§ **Challenge**: Write out the data below in full, unchanged, minus the images.
★ ★ ★ ★ ★ ★ ★
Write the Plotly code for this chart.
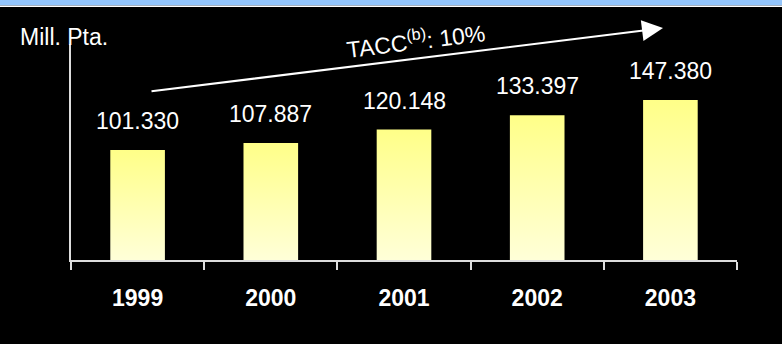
import plotly.graph_objects as go

# Revenue per year (millions of pesetas)
years = ["1999", "2000", "2001", "2002", "2003"]
values = [101.330, 107.887, 120.148, 133.397, 147.380]
value_labels = ["101.330", "107.887", "120.148", "133.397", "147.380"]
unit_label = "Mill. Pta."
growth_label = "TACC<sup>(b)</sup>: 10%"

W, H = 782, 344
L, R, T, B = 71, 45, 44, 84
PW, PH = W - L - R, H - T - B


def px_x(p):
    return (p - L) / PW


def px_y(p):
    return (H - B - p) / PH


FONT = "Liberation Sans, Arial, sans-serif"
BAR_HALF = 0.205

fig = go.Figure()

# bars as filled areas with a vertical yellow gradient
for i, v in enumerate(values):
    fig.add_trace(go.Scatter(
        x=[i - BAR_HALF, i + BAR_HALF], y=[v, v],
        mode="lines", line=dict(width=0, color="rgba(0,0,0,0)"),
        fill="tozeroy",
        fillgradient=dict(type="vertical",
                          colorscale=[[0, "#FFFFD8"], [1, "#FFFF88"]]),
        hoverinfo="skip", showlegend=False,
    ))

# value labels above each bar
for i, (v, lab) in enumerate(zip(values, value_labels)):
    fig.add_annotation(x=i, y=v, text=lab, showarrow=False,
                       xref="x", yref="y", yanchor="middle", yshift=29,
                       font=dict(family=FONT, size=23, color="white"))

# unit label
fig.add_annotation(x=px_x(18), y=px_y(37), xref="paper", yref="paper",
                   text=unit_label, showarrow=False, xanchor="left",
                   yanchor="middle", font=dict(family=FONT, size=23, color="white"))

# growth arrow
fig.add_annotation(x=px_x(663), y=px_y(28), xref="paper", yref="paper",
                   text="", showarrow=True, ax=150 - 663, ay=91.5 - 28,
                   arrowhead=2, arrowwidth=2, arrowsize=2.1, arrowcolor="white")
fig.add_annotation(x=px_x(415), y=px_y(14), xref="paper", yref="paper",
                   text=growth_label, showarrow=False, textangle=-7,
                   font=dict(family=FONT, size=23, color="white"))

# top banner
fig.add_shape(type="rect", xref="paper", yref="paper",
              x0=px_x(0), x1=px_x(W), y0=px_y(5.5), y1=px_y(0),
              line=dict(width=0), fillcolor="#93C5FB", layer="above")
fig.add_shape(type="rect", xref="paper", yref="paper",
              x0=px_x(0), x1=px_x(W), y0=px_y(7), y1=px_y(5.5),
              line=dict(width=0), fillcolor="white", layer="above")

fig.update_layout(
    width=W, height=H,
    margin=dict(l=L, r=R, t=T, b=B, pad=0),
    paper_bgcolor="black", plot_bgcolor="black",
    showlegend=False,
    xaxis=dict(
        range=[-0.5, 4.5], tickmode="array", tickvals=list(range(len(years))),
        ticktext=years, ticks="", showgrid=False, zeroline=False,
        showline=True, linecolor="#dddddd", linewidth=1.5,
        tickfont=dict(family=FONT, size=23, color="white", weight="bold"),
        ticklabelstandoff=17,
        minor=dict(tickmode="array",
                   tickvals=[k - 0.5 for k in range(len(years) + 1)],
                   ticks="outside", ticklen=8, tickwidth=1.5,
                   tickcolor="#dddddd", showgrid=False),
    ),
    yaxis=dict(
        range=[0, 199], showticklabels=False, ticks="", showgrid=False,
        zeroline=False, showline=True, linecolor="#dddddd", linewidth=1.5,
    ),
)

fig.write_html("out.html")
★ ★ ★ ★ ★ ★ ★
§ **Output of the task**:
Write the Plotly code for this chart.
import plotly.graph_objects as go

# Revenue per year (millions of pesetas)
years = ["1999", "2000", "2001", "2002", "2003"]
values = [101.330, 107.887, 120.148, 133.397, 147.380]
value_labels = ["101.330", "107.887", "120.148", "133.397", "147.380"]
unit_label = "Mill. Pta."
growth_label = "TACC<sup>(b)</sup>: 10%"

W, H = 782, 344
L, R, T, B = 71, 45, 44, 84
PW, PH = W - L - R, H - T - B


def px_x(p):
    return (p - L) / PW


def px_y(p):
    return (H - B - p) / PH


FONT = "Liberation Sans, Arial, sans-serif"
BAR_HALF = 0.205

fig = go.Figure()

# bars as filled areas with a vertical yellow gradient
for i, v in enumerate(values):
    fig.add_trace(go.Scatter(
        x=[i - BAR_HALF, i + BAR_HALF], y=[v, v],
        mode="lines", line=dict(width=0, color="rgba(0,0,0,0)"),
        fill="tozeroy",
        fillgradient=dict(type="vertical",
                          colorscale=[[0, "#FFFFD8"], [1, "#FFFF88"]]),
        hoverinfo="skip", showlegend=False,
    ))

# value labels above each bar
for i, (v, lab) in enumerate(zip(values, value_labels)):
    fig.add_annotation(x=i, y=v, text=lab, showarrow=False,
                       xref="x", yref="y", yanchor="middle", yshift=29,
                       font=dict(family=FONT, size=23, color="white"))

# unit label
fig.add_annotation(x=px_x(18), y=px_y(37), xref="paper", yref="paper",
                   text=unit_label, showarrow=False, xanchor="left",
                   yanchor="middle", font=dict(family=FONT, size=23, color="white"))

# growth arrow
fig.add_annotation(x=px_x(663), y=px_y(28), xref="paper", yref="paper",
                   text="", showarrow=True, ax=150 - 663, ay=91.5 - 28,
                   arrowhead=2, arrowwidth=2, arrowsize=2.1, arrowcolor="white")
fig.add_annotation(x=px_x(415), y=px_y(14), xref="paper", yref="paper",
                   text=growth_label, showarrow=False, textangle=-7,
                   font=dict(family=FONT, size=23, color="white"))

# top banner
fig.add_shape(type="rect", xref="paper", yref="paper",
              x0=px_x(0), x1=px_x(W), y0=px_y(5.5), y1=px_y(0),
              line=dict(width=0), fillcolor="#93C5FB", layer="above")
fig.add_shape(type="rect", xref="paper", yref="paper",
              x0=px_x(0), x1=px_x(W), y0=px_y(7), y1=px_y(5.5),
              line=dict(width=0), fillcolor="white", layer="above")

fig.update_layout(
    width=W, height=H,
    margin=dict(l=L, r=R, t=T, b=B, pad=0),
    paper_bgcolor="black", plot_bgcolor="black",
    showlegend=False,
    xaxis=dict(
        range=[-0.5, 4.5], tickmode="array", tickvals=list(range(len(years))),
        ticktext=years, ticks="", showgrid=False, zeroline=False,
        showline=True, linecolor="#dddddd", linewidth=1.5,
        tickfont=dict(family=FONT, size=23, color="white", weight="bold"),
        ticklabelstandoff=17,
        minor=dict(tickmode="array",
                   tickvals=[k - 0.5 for k in range(len(years) + 1)],
                   ticks="outside", ticklen=8, tickwidth=1.5,
                   tickcolor="#dddddd", showgrid=False),
    ),
    yaxis=dict(
        range=[0, 199], showticklabels=False, ticks="", showgrid=False,
        zeroline=False, showline=True, linecolor="#dddddd", linewidth=1.5,
    ),
)

fig.write_html("out.html")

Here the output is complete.